INSTRUCTION = Restate each of the lines below word for word and drop every picture.

DATASET EXCERPT =
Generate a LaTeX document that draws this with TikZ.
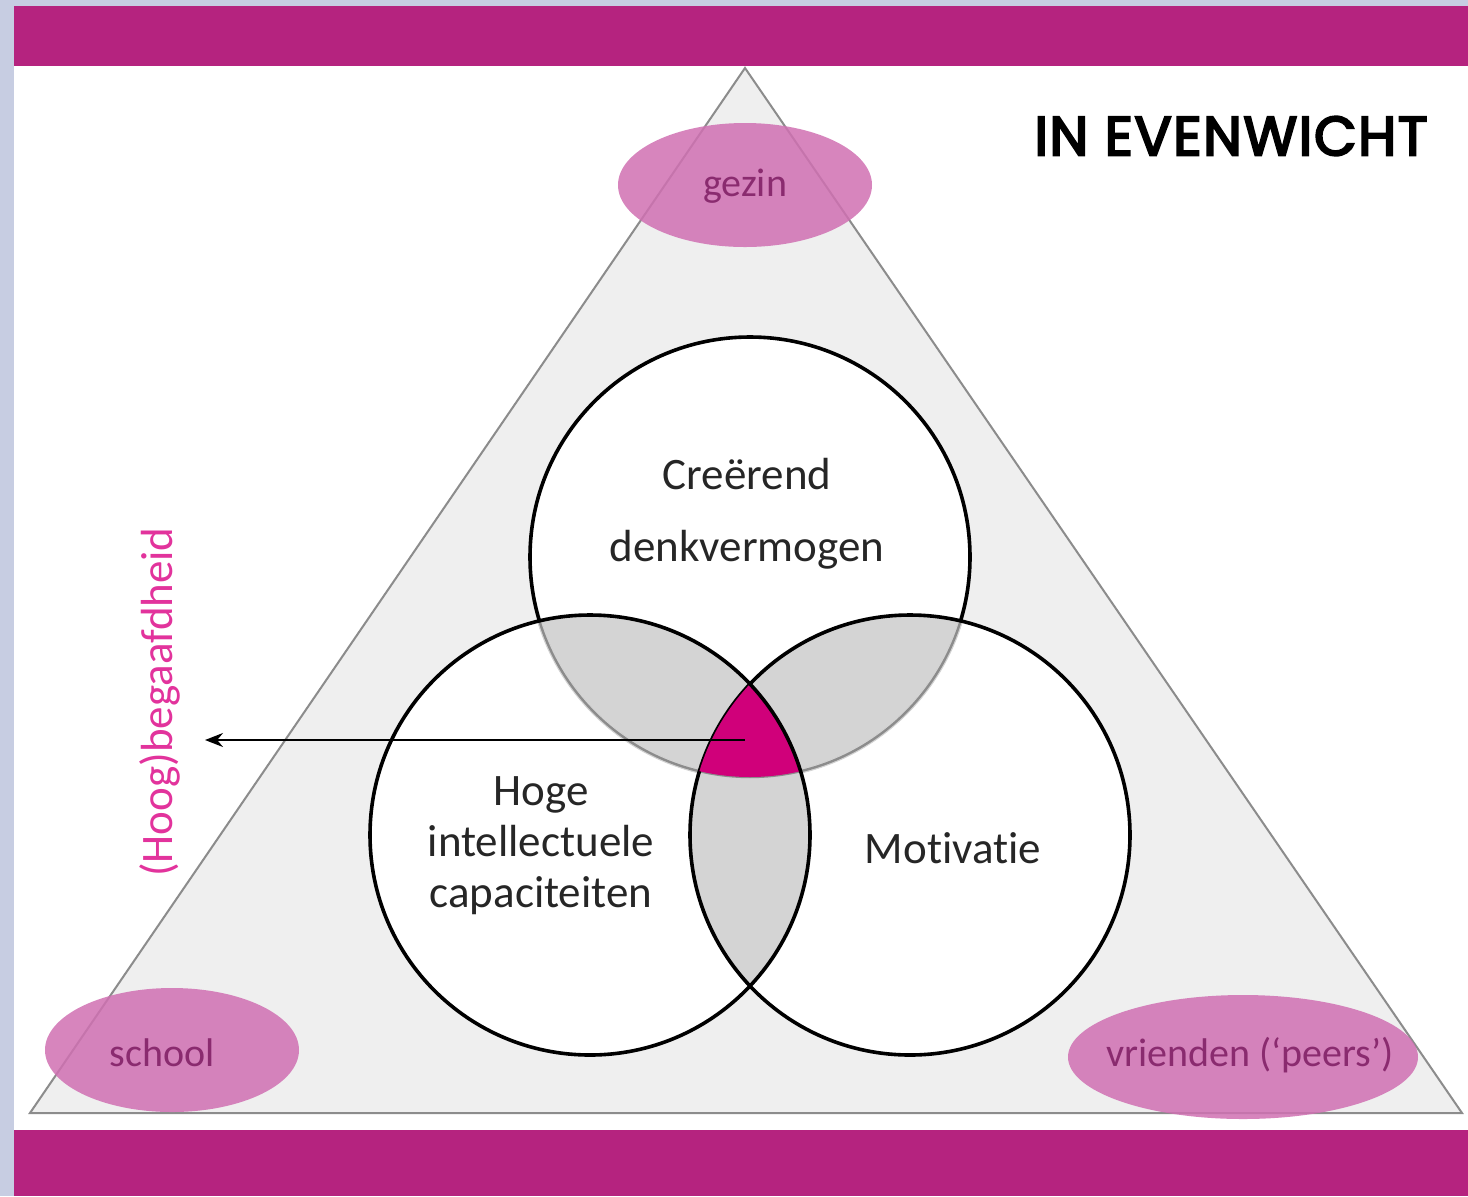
\documentclass[tikz,border=0pt]{standalone}
\usepackage{fontspec}
\setmainfont{Carlito}[Ligatures={NoCommon,NoRare,NoContextual}]
\newfontfamily\titlefont{Poppins}[FakeBold=4, LetterSpace=3]
\usetikzlibrary{arrows.meta}
\definecolor{lavbg}{HTML}{C7CDE2}
\definecolor{barmag}{HTML}{B5237F}
\definecolor{trifill}{HTML}{EFEFEF}
\definecolor{tristroke}{HTML}{8C8C8C}
\definecolor{lensgray}{HTML}{D4D4D4}
\definecolor{centermag}{HTML}{D0007A}
\definecolor{ellmag}{HTML}{D070B2}
\definecolor{elltext}{HTML}{8A2B6F}
\definecolor{giftmag}{HTML}{E2339C}
\definecolor{labeltext}{HTML}{262626}
\tikzset{
  ctx/.style={font=\fontsize{22.5}{25.5}\selectfont, text=labeltext, align=center, inner sep=0pt},
  ellipse-ish/.style={fill=ellmag, fill opacity=0.85, draw=none},
  elltxt/.style={font=\fontsize{20}{24}\selectfont, text=elltext, inner sep=0pt},
  circline/.style={draw=black, line width=1.8pt},
  grayline/.style={draw=tristroke, line width=1.2pt},
}
\begin{document}
\begin{tikzpicture}[x=0.5pt,y=-0.5pt]
\useasboundingbox (0,0) rectangle (1468,1196);
% background
\fill[lavbg] (0,0) rectangle (1468,1196);
\fill[white] (14,6) rectangle (1468,1196);
\fill[barmag] (14,6) rectangle (1468,66);
\fill[barmag] (14,1130) rectangle (1468,1196);
% triangle
\coordinate (apex) at (745,68);
\coordinate (bl) at (30,1113);
\coordinate (br) at (1462,1113);
\draw[fill=trifill, draw=tristroke, line width=1pt, line join=miter] (apex) -- (bl) -- (br) -- cycle;
% circle centres
\def\R{110pt}
\coordinate (cT) at (750,557);
\coordinate (cL) at (590,835);
\coordinate (cR) at (910,835);
\fill[white] (cT) circle[radius=\R];
\fill[white] (cL) circle[radius=\R];
\fill[white] (cR) circle[radius=\R];
% lenses
\begin{scope}
  \clip (cT) circle[radius=\R];
  \fill[lensgray] (cL) circle[radius=\R];
  \fill[lensgray] (cR) circle[radius=\R];
\end{scope}
\begin{scope}
  \clip (cL) circle[radius=\R];
  \fill[lensgray] (cR) circle[radius=\R];
\end{scope}
% top circle outline: black outside, gray inside others
\draw[circline] (cT) circle[radius=\R];
\begin{scope}
  \clip (cL) circle[radius=\R];
  \draw[grayline, draw=lensgray, line width=2.4pt] (cT) circle[radius=\R];
  \draw[grayline] (cT) circle[radius=\R];
\end{scope}
\begin{scope}
  \clip (cR) circle[radius=\R];
  \draw[grayline, draw=lensgray, line width=2.4pt] (cT) circle[radius=\R];
  \draw[grayline] (cT) circle[radius=\R];
\end{scope}
\draw[circline] (cR) circle[radius=\R];
% centre region
\begin{scope}
  \clip (cT) circle[radius=\R];
  \clip (cL) circle[radius=\R];
  \fill[centermag] (cR) circle[radius=\R];
\end{scope}
\draw[circline] (cL) circle[radius=\R];
% circle labels
\node[ctx, font=\fontsize{22.5}{36}\selectfont] (creatief) at (747,514) {Creërend\\denkvermogen};
\node[ctx] (intel) at (541,846) {Hoge\\intellectuele\\capaciteiten};
\node[ctx] (motiv) at (953,848) {Mot\kern0pt ivat\kern0pt ie};
% arrow
\coordinate (arrowstart) at (745,740);
\coordinate (arrowend) at (205,740);
\draw[line width=1.1pt, -{Stealth[length=9pt,width=7pt]}] (arrowstart) -- (arrowend);
\node[font=\fontsize{22.5}{27}\selectfont, text=giftmag, rotate=90, inner sep=0pt] (gift) at (160,702) {(Hoog)begaafdheid};
% environment ellipses
\fill[ellipse-ish] (745,185) ellipse[x radius=63.5pt, y radius=31pt];
\fill[ellipse-ish] (172,1050) ellipse[x radius=63.5pt, y radius=31pt];
\fill[ellipse-ish] (1243,1057) ellipse[x radius=87.5pt, y radius=31pt];
\node[elltxt] (gezin) at (745,186) {gezin};
\node[elltxt] (school) at (162,1053) {school};
\node[elltxt] (vrienden) at (1250,1055) {vrienden (‘peers’)};
% title
\node[font=\titlefont\fontsize{27.5}{32}\selectfont, text=black, inner sep=0pt, anchor=east] (title) at (1428,136) {IN EVENWICHT};
\end{tikzpicture}
\end{document}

WRITTEN RESPONSE =
Generate a LaTeX document that draws this with TikZ.
\documentclass[tikz,border=0pt]{standalone}
\usepackage{fontspec}
\setmainfont{Carlito}[Ligatures={NoCommon,NoRare,NoContextual}]
\newfontfamily\titlefont{Poppins}[FakeBold=4, LetterSpace=3]
\usetikzlibrary{arrows.meta}
\definecolor{lavbg}{HTML}{C7CDE2}
\definecolor{barmag}{HTML}{B5237F}
\definecolor{trifill}{HTML}{EFEFEF}
\definecolor{tristroke}{HTML}{8C8C8C}
\definecolor{lensgray}{HTML}{D4D4D4}
\definecolor{centermag}{HTML}{D0007A}
\definecolor{ellmag}{HTML}{D070B2}
\definecolor{elltext}{HTML}{8A2B6F}
\definecolor{giftmag}{HTML}{E2339C}
\definecolor{labeltext}{HTML}{262626}
\tikzset{
  ctx/.style={font=\fontsize{22.5}{25.5}\selectfont, text=labeltext, align=center, inner sep=0pt},
  ellipse-ish/.style={fill=ellmag, fill opacity=0.85, draw=none},
  elltxt/.style={font=\fontsize{20}{24}\selectfont, text=elltext, inner sep=0pt},
  circline/.style={draw=black, line width=1.8pt},
  grayline/.style={draw=tristroke, line width=1.2pt},
}
\begin{document}
\begin{tikzpicture}[x=0.5pt,y=-0.5pt]
\useasboundingbox (0,0) rectangle (1468,1196);
% background
\fill[lavbg] (0,0) rectangle (1468,1196);
\fill[white] (14,6) rectangle (1468,1196);
\fill[barmag] (14,6) rectangle (1468,66);
\fill[barmag] (14,1130) rectangle (1468,1196);
% triangle
\coordinate (apex) at (745,68);
\coordinate (bl) at (30,1113);
\coordinate (br) at (1462,1113);
\draw[fill=trifill, draw=tristroke, line width=1pt, line join=miter] (apex) -- (bl) -- (br) -- cycle;
% circle centres
\def\R{110pt}
\coordinate (cT) at (750,557);
\coordinate (cL) at (590,835);
\coordinate (cR) at (910,835);
\fill[white] (cT) circle[radius=\R];
\fill[white] (cL) circle[radius=\R];
\fill[white] (cR) circle[radius=\R];
% lenses
\begin{scope}
  \clip (cT) circle[radius=\R];
  \fill[lensgray] (cL) circle[radius=\R];
  \fill[lensgray] (cR) circle[radius=\R];
\end{scope}
\begin{scope}
  \clip (cL) circle[radius=\R];
  \fill[lensgray] (cR) circle[radius=\R];
\end{scope}
% top circle outline: black outside, gray inside others
\draw[circline] (cT) circle[radius=\R];
\begin{scope}
  \clip (cL) circle[radius=\R];
  \draw[grayline, draw=lensgray, line width=2.4pt] (cT) circle[radius=\R];
  \draw[grayline] (cT) circle[radius=\R];
\end{scope}
\begin{scope}
  \clip (cR) circle[radius=\R];
  \draw[grayline, draw=lensgray, line width=2.4pt] (cT) circle[radius=\R];
  \draw[grayline] (cT) circle[radius=\R];
\end{scope}
\draw[circline] (cR) circle[radius=\R];
% centre region
\begin{scope}
  \clip (cT) circle[radius=\R];
  \clip (cL) circle[radius=\R];
  \fill[centermag] (cR) circle[radius=\R];
\end{scope}
\draw[circline] (cL) circle[radius=\R];
% circle labels
\node[ctx, font=\fontsize{22.5}{36}\selectfont] (creatief) at (747,514) {Creërend\\denkvermogen};
\node[ctx] (intel) at (541,846) {Hoge\\intellectuele\\capaciteiten};
\node[ctx] (motiv) at (953,848) {Mot\kern0pt ivat\kern0pt ie};
% arrow
\coordinate (arrowstart) at (745,740);
\coordinate (arrowend) at (205,740);
\draw[line width=1.1pt, -{Stealth[length=9pt,width=7pt]}] (arrowstart) -- (arrowend);
\node[font=\fontsize{22.5}{27}\selectfont, text=giftmag, rotate=90, inner sep=0pt] (gift) at (160,702) {(Hoog)begaafdheid};
% environment ellipses
\fill[ellipse-ish] (745,185) ellipse[x radius=63.5pt, y radius=31pt];
\fill[ellipse-ish] (172,1050) ellipse[x radius=63.5pt, y radius=31pt];
\fill[ellipse-ish] (1243,1057) ellipse[x radius=87.5pt, y radius=31pt];
\node[elltxt] (gezin) at (745,186) {gezin};
\node[elltxt] (school) at (162,1053) {school};
\node[elltxt] (vrienden) at (1250,1055) {vrienden (‘peers’)};
% title
\node[font=\titlefont\fontsize{27.5}{32}\selectfont, text=black, inner sep=0pt, anchor=east] (title) at (1428,136) {IN EVENWICHT};
\end{tikzpicture}
\end{document}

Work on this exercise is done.